O negócio nasceu em outubro de 2015, na esteira do desejo de Joana de dar uma guinada em sua trajetória profissional. “Queria atuar em uma atividade que me trouxesse prazer, rendesse o suficiente para pagar as contas e ajudasse a melhorar a vida das pessoas”, conta ela. Neste processo, pesou também o nascimento de sua filha. A Kombi estilizada faz paradas fixas de terça-feira a sábado em empresas e condomínios residenciais, onde comercializa verduras, frutas e vegetais.

Ela conta que a decisão de apostar em um ponto fixo surgiu como obra do acaso. A princípio, os sócios estavam em busca de um depósito no qual pudessem ampliar o volume de produtos adquiridos semanalmente. “Ao nos depararmos com o Caza Mais nós ficamos encantados e decidimos alugar o espaço”, explica.

Isso não significa dizer que as viagens da Nica, como a Kombi adaptada é chamada carinhosamente, chegaram ao fim. “São negócios complementares”, justifica Joana. “Aqui podemos vender mudas de tempero para horta doméstica e produtos lácteos que necessitem de refrigeração constante.”

Mais. As mercadorias não comercializadas no roteiro da Nica, que inclui empresas e condomínios residenciais, servirão de base para a produção de sucos, doces e salgados. Na inauguração oficial da Quitanda, ocorrida no sábado 29/10, ficou evidente que a Komborgânica é a grande vitrine de um espaço bastante privilegiado.

Arte engajada e criativa

A começar pelo tamanho. Em 560 m², divididos em três pisos, o casal de empreendedores Frederico Furquim e Lula Del Amo, criaram um conceito de coworking diferenciado. Desde a vitrine, literalmente ocupada pela Quitanda, até o mezanino, que servirá para desfiles de moda, cursos e palestras. “Quisemos unir pessoas e projetos com aderência ao nosso lifestyle”, explica a publicitária Lula, que comanda o negócio em parceria com o marido.

O misto de coworking, galeria de arte, café e espaço para o desenvolvimento de projetos sociais impressiona pelo capricho. E pensar que ele nasceu a partir da desistência do comprador do imóvel, aonde funcionava a confecção pertencente a Frederico.

“Nosso objetivo era pegar os recursos para montar um espaço criativo em Barcelona”, conta ele. “Mas como não conseguimos vender o imóvel, decidimos montar a Caza Mais”, completa Lula, que deixou o emprego na Lojas Riachuelo para se tornar empreendedora.

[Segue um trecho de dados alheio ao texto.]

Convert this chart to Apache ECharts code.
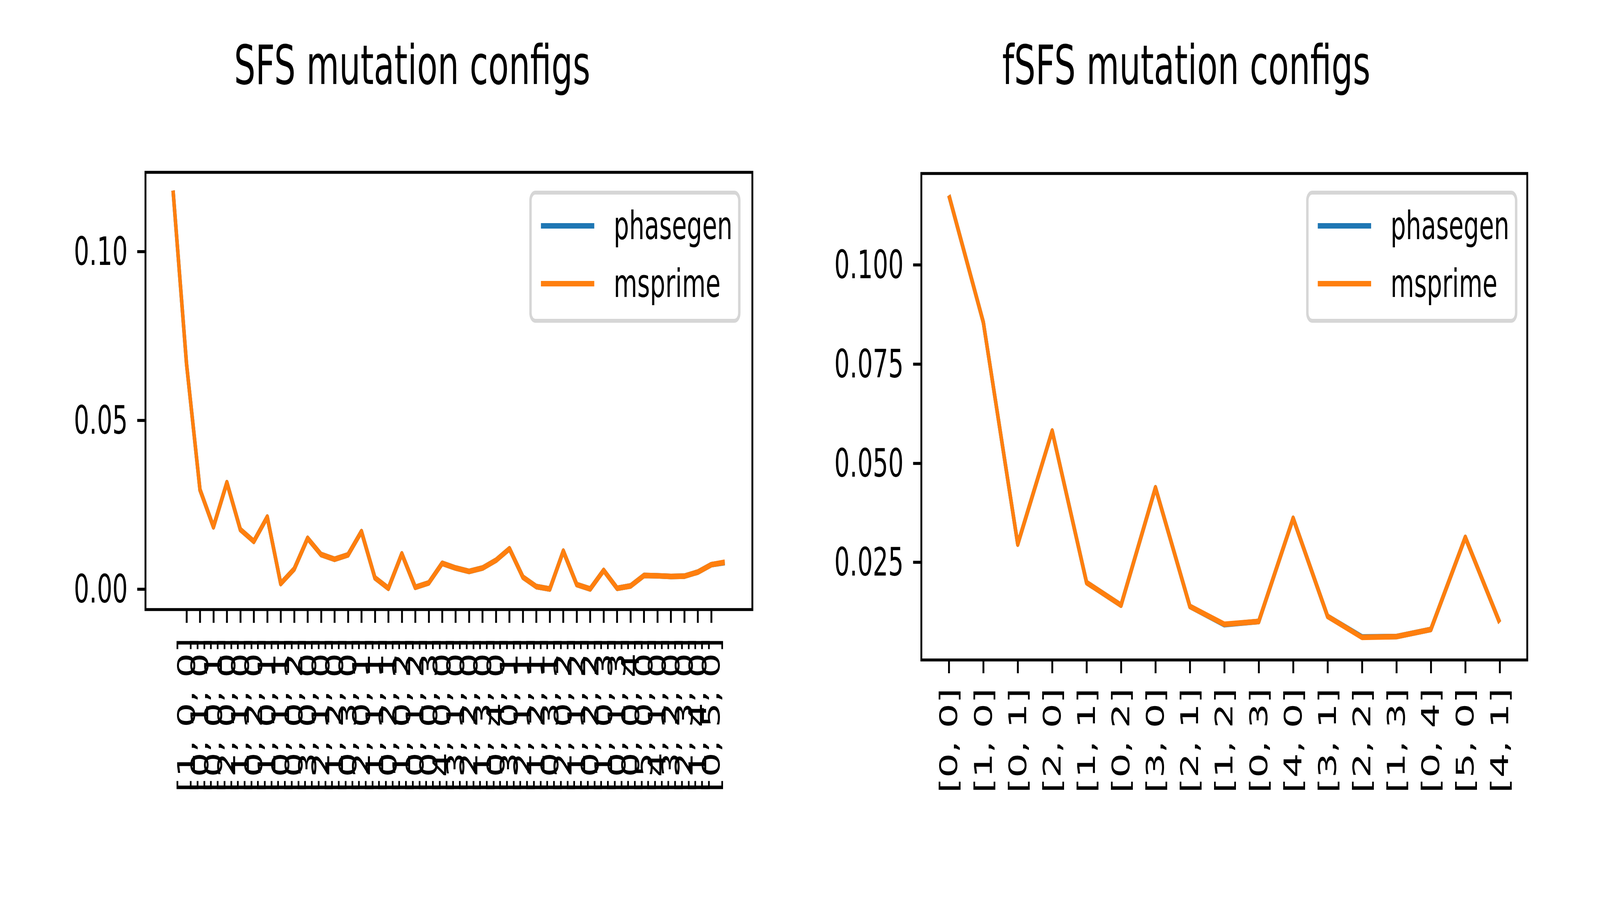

Barcelona, contudo, permanece no roteiro do casal. Os dois espaços serão interligados do ponto de vista da pegada cultural funcionando, como projetos complementares.

Além da Komborgânica, já aderiram ao Caza Mais alguns renomados artistas urbanos e makers da área criativa. Um deles é o casal Evandro Linhares Angerami e Ju Paranaguá. Mais que apenas pintar lindos peixes que viviam nos rios escondidos pela especulação imobiliária, ele pretende usar a arte para unir paulistanos de classes sociais diferentes.

Isso será feito por meio de oficinas de grafite, nas quais os alunos mais abonados irão bancar o custo da mensalidade de alunos de escolas públicas. “A convivência harmoniosa não depende de classe social, mas dos valores que cada um possui”, filosofa.

O projeto Entrega por SP e o Projeto Lavanderia também garantiram presença. O primeiro atua na assistência às pessoas em situação de rua, enquanto o outro vai cuidar da qualificação deste contingente, a partir de cursos profissionalizantes em lavagem de roupas. A expectativa de Joana é que eles se abasteçam em sua Quitanda. Aliás, os vizinhos também. “Afinal, quem não gosta de uma comida saudável, né?!”